- Died: Marcy 1738
- Occupation: Antiquarian

= Benjamin Mackerell =

English antiquarian

Benjamin Mackerell (died March 1738) was an English antiquarian from Norfolk.

==Biography==
Mackerell was second son of John Mackerell alderman, of Norwich (Norfolk Archæology, ii. 382), by Anne, daughter of Elias Browne of the same city (Addit. MS. 23011, f. 28). From 1716 to 1732, he was librarian of the Norwich public library, and in the latter year printed a 'New Catalogue of the Books,' 4to, Norwich, together with am 'Account of Mr. John Kirkpatrick's Roman and other Coins.' He died in March 1738 (London Mag. vii. 104), and was buried on April following in the chancel of St. Stephen's Church, Norwich (parish register). He married in 1723, and had several children.

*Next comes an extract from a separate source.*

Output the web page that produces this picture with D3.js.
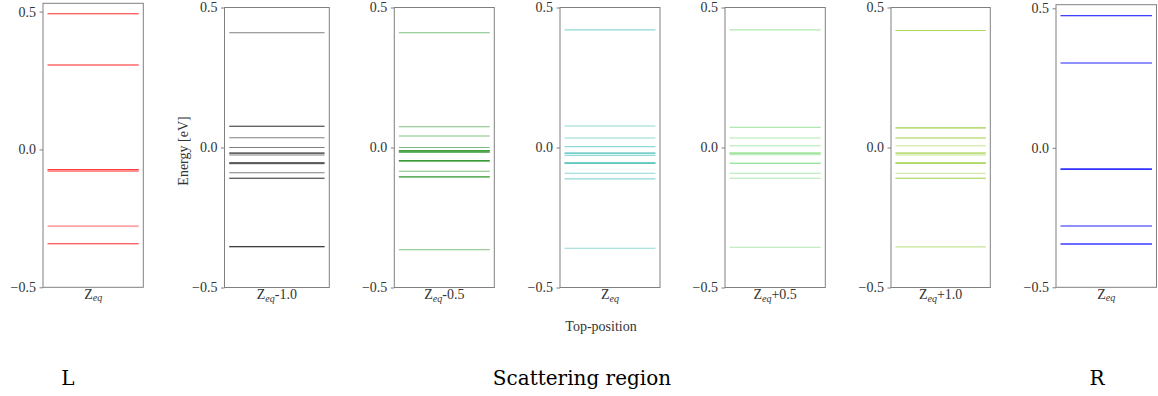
<!DOCTYPE html>
<html><head><meta charset="utf-8">
<script src="https://cdn.jsdelivr.net/npm/d3@7"></script>
<style>body{margin:0;background:#fff} svg{display:block} .tf{font-family:"Liberation Serif","DejaVu Serif",serif;}</style>
</head><body><svg id="c" width="1158" height="396"></svg>
<script>
// ---- data (energies in eV; degenerate levels listed once per state) ----
const panelNames = ["L", "Zeq-1.0", "Zeq-0.5", "Zeq", "Zeq+0.5", "Zeq+1.0", "R"];
const tickSuffix = ["", "-1.0", "-0.5", "", "+0.5", "+1.0", ""];
const levelsL = [0.492, 0.492, 0.306, 0.306, -0.073, -0.073, -0.078, -0.078, -0.278, -0.342, -0.342];
const levelsM10 = [0.410, 0.076, 0.076, 0.035, 0.0, -0.020, -0.020, -0.027, -0.055, -0.055, -0.058, -0.090, -0.110, -0.110, -0.354, -0.354];
const levelsM05 = [0.410, 0.074, 0.041, 0.0, -0.011, -0.011, -0.016, -0.016, -0.016, -0.047, -0.047, -0.049, -0.085, -0.105, -0.105, -0.365];
const levelsZ = [0.420, 0.077, 0.034, 0.003, -0.020, -0.020, -0.028, -0.055, -0.055, -0.057, -0.092, -0.112, -0.360];
const levelsP05 = [0.420, 0.072, 0.034, 0.006, -0.020, -0.020, -0.026, -0.056, -0.056, -0.092, -0.110, -0.356];
const levelsP10 = [0.418, 0.418, 0.070, 0.070, 0.034, 0.034, 0.006, -0.020, -0.020, -0.027, -0.055, -0.055, -0.057, -0.092, -0.110, -0.110, -0.355];
const levelsR = [0.474, 0.474, 0.304, 0.304, -0.075, -0.075, -0.078, -0.078, -0.280, -0.280, -0.345, -0.345, -0.345];
const panelColors = ["#ff0000", "#000000", "#008000", "#20b2aa", "#5fd35f", "#8fc92a", "#0000ff"];
const yTicks = [-0.5, 0.0, 0.5];
const yMax = [0.53, 0.5, 0.5, 0.5, 0.5, 0.5, 0.513];
const regionLabels = ["L", "Scattering region", "R"];
const xAxisTitle = "Top-position";
const yAxisTitle = "Energy [eV]";
const allLevels = [levelsL, levelsM10, levelsM05, levelsZ, levelsP05, levelsP10, levelsR];

// ---- layout ----
const boxes = [
  {x0: 43, x1: 143.3, top: 3.3, bottom: 287.3},
  {x0: 224.5, x1: 329.3, top: 7.5, bottom: 287.5},
  {x0: 394.3, x1: 494.3, top: 7.5, bottom: 287.5},
  {x0: 560, x1: 660, top: 7.5, bottom: 287.5},
  {x0: 725, x1: 825.3, top: 7.5, bottom: 287.5},
  {x0: 891, x1: 990.3, top: 7.5, bottom: 287.5},
  {x0: 1056, x1: 1156.5, top: 4.7, bottom: 287.3}
];
const frameColor = "#808080";
const textColor = "#333";
const svg = d3.select("#c");

boxes.forEach((b, i) => {
  const g = svg.append("g").attr("transform", `translate(${b.x0},0)`);
  const w = b.x1 - b.x0;
  const x = d3.scaleLinear().domain([-0.05, 1.05]).range([0, w]);
  const y = d3.scaleLinear().domain([-0.5, yMax[i]]).range([b.bottom, b.top]);

  // levels
  g.append("g").selectAll("line").data(allLevels[i]).join("line")
    .attr("x1", x(0)).attr("x2", x(1))
    .attr("y1", d => y(d)).attr("y2", d => y(d))
    .attr("stroke", panelColors[i]).attr("stroke-opacity", 0.5)
    .attr("stroke-width", 1.1);

  // y axis
  const ya = g.append("g").call(d3.axisLeft(y).tickValues(yTicks)
      .tickFormat(d => d3.format(".1f")(d).replace("-", "\u2212")).tickSize(3.5).tickPadding(3.5));
  ya.attr("font-family", null).attr("font-size", null);
  ya.select(".domain").remove();
  ya.selectAll("line").attr("stroke", frameColor);
  ya.selectAll("text").attr("class", "tf").style("font-size", "14px").attr("fill", textColor);

  // x tick label (no tick mark)
  const xb = d3.scaleBand().domain([panelNames[i]]).range([0, w]);
  const xa = g.append("g").attr("transform", `translate(0,${b.bottom})`)
    .call(d3.axisBottom(xb).tickSize(0).tickPadding(0).tickFormat(() => ""));
  xa.attr("font-family", null).attr("font-size", null);
  xa.select(".domain").remove();
  xa.selectAll("line").remove();
  const t = xa.select(".tick text").attr("class", "tf").style("font-size", "14px")
    .attr("fill", textColor).attr("y", 11.2).attr("dy", null);
  t.append("tspan").text("Z");
  t.append("tspan").text("eq").style("font-style", "italic").style("font-size", "10px").attr("dy", 3);
  if (tickSuffix[i]) t.append("tspan").text(tickSuffix[i]).attr("dy", -3);

  // frame
  g.append("rect").attr("x", 0).attr("y", b.top).attr("width", w).attr("height", b.bottom - b.top)
    .attr("fill", "none").attr("stroke", frameColor).attr("stroke-width", 1);

  if (i === 1) {
    g.append("text").attr("class", "tf").attr("transform", `translate(-37,${y(0) + 3.5}) rotate(-90)`)
      .attr("text-anchor", "middle").style("font-size", "14px")
      .attr("fill", textColor).text(yAxisTitle);
  }
});

svg.append("text").attr("class", "tf").attr("x", 601).attr("y", 331).attr("text-anchor", "middle")
  .style("font-size", "14px").attr("fill", textColor).text(xAxisTitle);

const regX = [68, 582, 1097];
svg.selectAll(".reg").data(regionLabels).join("text").attr("class", "reg")
  .attr("x", (d, i) => regX[i]).attr("y", 385).attr("text-anchor", "middle")
  .style("font-family", "'DejaVu Serif', serif").style("font-size", "20px").attr("fill", "#000")
  .text(d => d);
</script></body></html>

Mackerell was an accurate, painstaking antiquary, and left work of permanent value. Just before or after his death appeared his 'History and Antiquities of ... King's-Lynn,' 8vo, London, 1738, which is chiefly an abridgment of John Green's manuscript collections (Richards, Hist. of Lynn, pp. i, iv). The manuscript was later in the possession of Mr. E. M. Beloe of Lynn. He also left ready for printing a history of Norwich in two quarto volumes, which was afterwards acquired by Hudson Gurney of Keswick Hall, Norfolk. Two copies of his manuscript 'Brief Historical Account of the Church of Saint Peter of Mancroft, in the City of Norwich ... with Draughts of all the Monuments,' &c, compiled in 1735–6, which he intended to be deposited in that church, are in the British Museum, Additional MSS. 9370 and 23011, where are also two duodecimo volumes of notes on Norfolk and Norwich churches, with inscriptions collected by him, Additional MSS. 12525–6. He copied likewise the inscriptions and coats of arms in St. Stephen's Church, Norwich (1729–37), with exact measurements of each stone and brass, adding some observations on the parish. This carefully executed manuscript is preserved, according to his wish, in the vestry of the church.